Many tennis clubs, many organizations that are not tennis clubs and many individuals have taken the APTA's advice. Iowa's Grinnell College has two courts, and so has Hotchkiss in Lakeville, Conn. The West Side Tennis Club in metropolitan Forest Hills, N.Y. has two courts and so does the rural Merion Cricket Club. A private devotee has built himself a court on the edge of a cliff in a location well-calculated to make his opponents air sick as they aim serves toward what appears to be empty space.

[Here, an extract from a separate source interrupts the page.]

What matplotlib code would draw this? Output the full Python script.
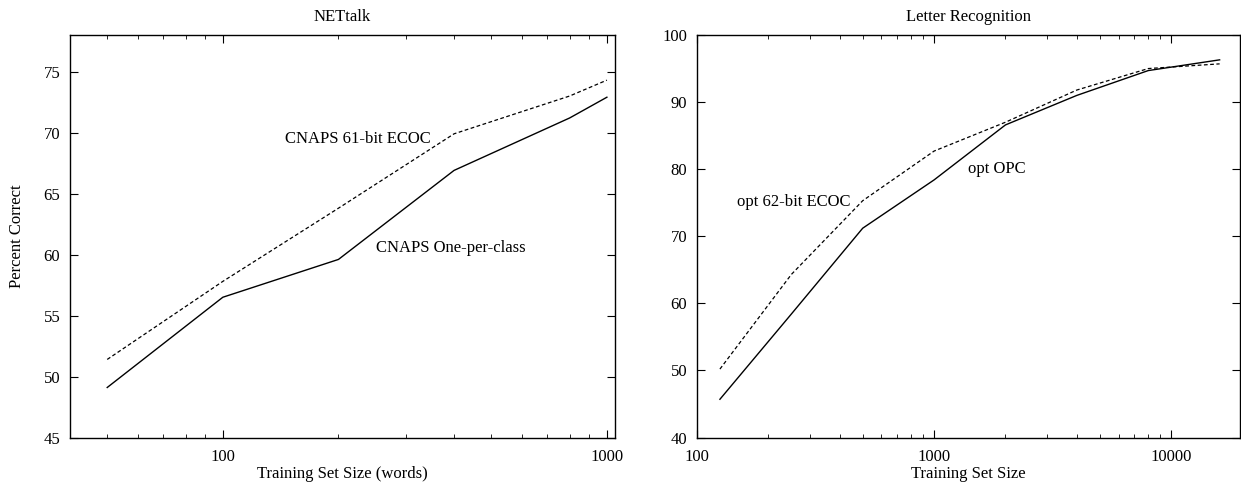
import matplotlib
matplotlib.use("Agg")
import matplotlib.pyplot as plt
from matplotlib.ticker import LogLocator, NullFormatter, FixedLocator, FixedFormatter

plt.rcParams["font.family"] = ["Liberation Serif", "DejaVu Serif"]
plt.rcParams["font.size"] = 12

# NETtalk
net_sizes = [50, 100, 200, 400, 800, 1000]
net_opc = [49.1, 56.5, 59.6, 66.9, 71.2, 72.9]
net_ecoc = [51.4, 57.8, 63.8, 69.9, 73.0, 74.3]

# Letter Recognition
let_sizes = [125, 250, 500, 1000, 2000, 4000, 8000, 16000]
let_opc = [45.7, 58.4, 71.2, 78.4, 86.6, 91.0, 94.7, 96.3]
let_ecoc = [50.2, 64.3, 75.3, 82.7, 87.0, 91.8, 95.0, 95.7]

net_yticks = [45, 50, 55, 60, 65, 70, 75]
let_yticks = [40, 50, 60, 70, 80, 90, 100]

fig = plt.figure(figsize=(12.41, 4.83), dpi=100)
ax1 = fig.add_axes([0.0564, 0.0942, 0.4392, 0.8333])
ax2 = fig.add_axes([0.5616, 0.0942, 0.4376, 0.8333])

dash = (0, (3, 2))


def style_axis(ax, xticks):
    ax.set_xscale("log")
    ax.xaxis.set_major_locator(FixedLocator(xticks))
    ax.xaxis.set_major_formatter(FixedFormatter([str(t) for t in xticks]))
    ax.xaxis.set_minor_locator(LogLocator(base=10, subs=range(2, 10)))
    ax.xaxis.set_minor_formatter(NullFormatter())
    ax.tick_params(which="both", direction="in", top=True, right=True)
    ax.tick_params(which="major", length=6, width=0.8)
    ax.tick_params(which="minor", length=3, width=0.6)
    ax.tick_params(axis="x", pad=8)
    ax.tick_params(axis="y", pad=7)
    for s in ax.spines.values():
        s.set_linewidth(1.0)


ax1.plot(net_sizes, net_opc, color="black", lw=1.0)
ax1.plot(net_sizes, net_ecoc, color="black", lw=0.9, linestyle=dash)
style_axis(ax1, [100, 1000])
ax1.set_xlim(40, 1050)
ax1.set_ylim(45, 78)
ax1.set_yticks(net_yticks)
ax1.set_title("NETtalk", fontsize=12, pad=10)
ax1.set_xlabel("Training Set Size (words)", labelpad=1)
ax1.set_ylabel("Percent Correct", labelpad=13)
ax1.text(145, 69.45, "CNAPS 61-bit ECOC", va="center", ha="left")
ax1.text(250, 60.57, "CNAPS One-per-class", va="center", ha="left")

ax2.plot(let_sizes, let_opc, color="black", lw=1.0)
ax2.plot(let_sizes, let_ecoc, color="black", lw=0.9, linestyle=dash)
style_axis(ax2, [100, 1000, 10000])
ax2.set_xlim(100, 19500)
ax2.set_ylim(40, 100)
ax2.set_yticks(let_yticks)
ax2.set_title("Letter Recognition", fontsize=12, pad=10)
ax2.set_xlabel("Training Set Size", labelpad=1)
ax2.text(147, 75.1, "opt 62-bit ECOC", va="center", ha="left")
ax2.text(1390, 80.0, "opt OPC", va="center", ha="left")

fig.savefig("out.png", dpi=100)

Those who have played on these and other courts range, on the male side, from Don Budge and Bill Talbert to Pollster George Gallup and Artist Eldridge King, who drew the pictures on these pages. The spectrum among the women is equally wide. Each year there are increasing numbers of special tournaments: father-son tournaments, father-daughter tournaments, mother-daughter tournaments, and extra-special ones called scrambles (all-male tournaments in which good players are carefully paired with those not so proficient, so that all can have a go at the trophy) and "jambles" (tournaments in which the better men players are paired with the worse women, and vice versa, again in the interest of evening the odds).

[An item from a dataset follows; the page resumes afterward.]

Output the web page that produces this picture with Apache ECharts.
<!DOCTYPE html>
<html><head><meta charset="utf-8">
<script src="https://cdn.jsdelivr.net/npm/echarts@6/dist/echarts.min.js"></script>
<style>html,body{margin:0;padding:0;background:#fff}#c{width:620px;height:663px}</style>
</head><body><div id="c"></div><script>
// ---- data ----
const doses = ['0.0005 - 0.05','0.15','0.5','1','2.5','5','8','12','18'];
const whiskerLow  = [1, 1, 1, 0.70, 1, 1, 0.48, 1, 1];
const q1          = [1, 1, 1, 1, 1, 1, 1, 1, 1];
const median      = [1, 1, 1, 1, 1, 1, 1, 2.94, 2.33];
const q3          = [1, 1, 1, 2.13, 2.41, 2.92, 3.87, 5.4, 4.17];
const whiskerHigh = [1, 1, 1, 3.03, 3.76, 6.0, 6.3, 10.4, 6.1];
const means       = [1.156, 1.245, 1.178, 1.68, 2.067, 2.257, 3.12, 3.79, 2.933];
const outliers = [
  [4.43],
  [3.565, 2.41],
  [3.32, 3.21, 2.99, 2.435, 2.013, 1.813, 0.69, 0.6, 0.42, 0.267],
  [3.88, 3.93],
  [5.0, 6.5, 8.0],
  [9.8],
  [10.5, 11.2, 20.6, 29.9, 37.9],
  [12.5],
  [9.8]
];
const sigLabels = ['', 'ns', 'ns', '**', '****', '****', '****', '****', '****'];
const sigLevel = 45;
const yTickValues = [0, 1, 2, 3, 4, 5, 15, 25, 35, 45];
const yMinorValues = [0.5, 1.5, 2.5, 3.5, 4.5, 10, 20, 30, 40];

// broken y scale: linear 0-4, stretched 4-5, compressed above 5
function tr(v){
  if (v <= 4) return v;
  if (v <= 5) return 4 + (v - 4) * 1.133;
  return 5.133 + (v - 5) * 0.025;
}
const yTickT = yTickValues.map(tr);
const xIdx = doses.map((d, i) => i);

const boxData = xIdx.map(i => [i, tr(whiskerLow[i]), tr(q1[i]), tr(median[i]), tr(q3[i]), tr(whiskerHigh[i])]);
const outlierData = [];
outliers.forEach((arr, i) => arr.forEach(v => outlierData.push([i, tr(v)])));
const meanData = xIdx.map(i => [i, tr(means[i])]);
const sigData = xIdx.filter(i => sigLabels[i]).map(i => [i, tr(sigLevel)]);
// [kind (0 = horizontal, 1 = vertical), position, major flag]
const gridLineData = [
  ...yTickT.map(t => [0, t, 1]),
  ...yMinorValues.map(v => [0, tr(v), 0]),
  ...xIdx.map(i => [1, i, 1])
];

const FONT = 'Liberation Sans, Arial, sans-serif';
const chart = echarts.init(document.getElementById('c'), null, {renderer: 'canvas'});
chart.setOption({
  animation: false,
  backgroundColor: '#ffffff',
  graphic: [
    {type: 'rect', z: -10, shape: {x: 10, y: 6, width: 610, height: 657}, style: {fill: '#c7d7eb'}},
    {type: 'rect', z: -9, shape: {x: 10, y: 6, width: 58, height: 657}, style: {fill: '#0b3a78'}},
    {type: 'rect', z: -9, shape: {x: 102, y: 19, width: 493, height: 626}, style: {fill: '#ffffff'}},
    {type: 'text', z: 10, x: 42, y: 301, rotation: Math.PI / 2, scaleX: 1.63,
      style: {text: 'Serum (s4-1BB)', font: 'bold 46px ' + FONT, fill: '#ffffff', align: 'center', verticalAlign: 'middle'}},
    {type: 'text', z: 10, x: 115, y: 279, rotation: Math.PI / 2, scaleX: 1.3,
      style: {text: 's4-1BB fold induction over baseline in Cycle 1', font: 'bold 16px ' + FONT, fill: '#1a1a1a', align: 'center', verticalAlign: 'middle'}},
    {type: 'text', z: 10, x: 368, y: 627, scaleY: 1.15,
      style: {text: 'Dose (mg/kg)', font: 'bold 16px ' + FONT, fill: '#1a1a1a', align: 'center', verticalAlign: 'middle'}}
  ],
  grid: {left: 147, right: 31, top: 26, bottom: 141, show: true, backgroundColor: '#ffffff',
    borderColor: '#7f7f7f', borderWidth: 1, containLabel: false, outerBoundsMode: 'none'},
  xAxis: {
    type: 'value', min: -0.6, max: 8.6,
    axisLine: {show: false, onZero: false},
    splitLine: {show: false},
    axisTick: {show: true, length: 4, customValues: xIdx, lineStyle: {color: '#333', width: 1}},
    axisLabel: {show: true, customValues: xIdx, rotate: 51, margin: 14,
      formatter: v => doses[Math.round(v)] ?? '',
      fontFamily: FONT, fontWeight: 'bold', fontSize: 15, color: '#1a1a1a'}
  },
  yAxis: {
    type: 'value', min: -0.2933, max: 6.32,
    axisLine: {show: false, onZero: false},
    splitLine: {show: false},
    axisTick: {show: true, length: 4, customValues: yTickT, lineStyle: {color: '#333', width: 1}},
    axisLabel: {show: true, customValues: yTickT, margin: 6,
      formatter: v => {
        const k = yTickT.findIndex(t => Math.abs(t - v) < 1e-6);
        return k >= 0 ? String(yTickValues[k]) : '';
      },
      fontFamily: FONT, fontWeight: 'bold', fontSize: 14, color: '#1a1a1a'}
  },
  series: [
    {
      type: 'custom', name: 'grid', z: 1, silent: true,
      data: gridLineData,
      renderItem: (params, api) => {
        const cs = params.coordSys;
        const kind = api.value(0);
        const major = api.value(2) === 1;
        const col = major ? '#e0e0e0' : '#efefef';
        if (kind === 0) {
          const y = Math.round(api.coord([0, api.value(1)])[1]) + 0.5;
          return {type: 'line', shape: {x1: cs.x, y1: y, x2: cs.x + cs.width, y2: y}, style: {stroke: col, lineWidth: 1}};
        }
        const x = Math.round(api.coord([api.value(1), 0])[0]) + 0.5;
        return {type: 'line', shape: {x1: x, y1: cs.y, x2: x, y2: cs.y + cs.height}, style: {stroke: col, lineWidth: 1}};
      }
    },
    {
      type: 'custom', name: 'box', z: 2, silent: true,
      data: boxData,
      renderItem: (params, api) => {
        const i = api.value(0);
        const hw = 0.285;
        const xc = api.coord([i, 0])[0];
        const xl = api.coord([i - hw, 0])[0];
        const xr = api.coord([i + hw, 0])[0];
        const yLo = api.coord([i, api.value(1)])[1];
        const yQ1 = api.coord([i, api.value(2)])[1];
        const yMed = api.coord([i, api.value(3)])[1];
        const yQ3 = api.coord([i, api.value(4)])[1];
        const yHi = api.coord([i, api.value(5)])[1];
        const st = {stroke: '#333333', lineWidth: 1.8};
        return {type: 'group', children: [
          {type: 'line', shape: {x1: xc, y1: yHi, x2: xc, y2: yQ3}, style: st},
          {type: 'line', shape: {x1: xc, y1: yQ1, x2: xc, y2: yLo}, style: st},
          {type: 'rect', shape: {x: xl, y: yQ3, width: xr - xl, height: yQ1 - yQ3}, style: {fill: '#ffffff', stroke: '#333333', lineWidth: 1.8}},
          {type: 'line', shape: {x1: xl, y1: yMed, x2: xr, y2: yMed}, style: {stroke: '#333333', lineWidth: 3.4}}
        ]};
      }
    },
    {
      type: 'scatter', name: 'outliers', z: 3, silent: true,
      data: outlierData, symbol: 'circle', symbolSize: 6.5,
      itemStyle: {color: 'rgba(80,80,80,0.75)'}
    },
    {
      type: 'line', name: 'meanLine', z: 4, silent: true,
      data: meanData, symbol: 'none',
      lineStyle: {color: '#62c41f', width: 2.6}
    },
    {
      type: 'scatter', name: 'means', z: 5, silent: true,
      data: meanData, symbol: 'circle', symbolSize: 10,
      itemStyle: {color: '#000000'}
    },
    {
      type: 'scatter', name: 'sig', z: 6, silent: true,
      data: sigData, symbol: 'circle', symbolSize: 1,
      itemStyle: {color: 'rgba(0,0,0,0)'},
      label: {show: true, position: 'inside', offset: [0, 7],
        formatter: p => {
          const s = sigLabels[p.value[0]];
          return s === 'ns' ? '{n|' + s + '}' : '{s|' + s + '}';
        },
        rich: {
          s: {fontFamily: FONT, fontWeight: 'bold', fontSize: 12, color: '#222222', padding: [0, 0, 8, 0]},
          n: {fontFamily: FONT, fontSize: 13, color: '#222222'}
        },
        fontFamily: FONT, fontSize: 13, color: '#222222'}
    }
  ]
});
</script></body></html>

According to the APTA, an organization of 70 platform-tennis clubs, there are now close to 25,000 people who play the game without regard to snow, sleet, storm, rain nor dark of night (many courts are floodlit with 1,500-watt lamps). In fair weather and foul, from October to April, when tennis players, skiers, ice skaters and golfers are fretting and fuming because there is not enough snow or too much of it, because it is too cold or too warm, because it is too hot or too dry, these platform tennis enthusiasts are happily crying "Take it!" "Mine!" or "Let it go!" "It circulates the blood, improves the breathing and whets the appetite," asserts one platform-happy fan. "It gives you," says another, "something to worry about all winter."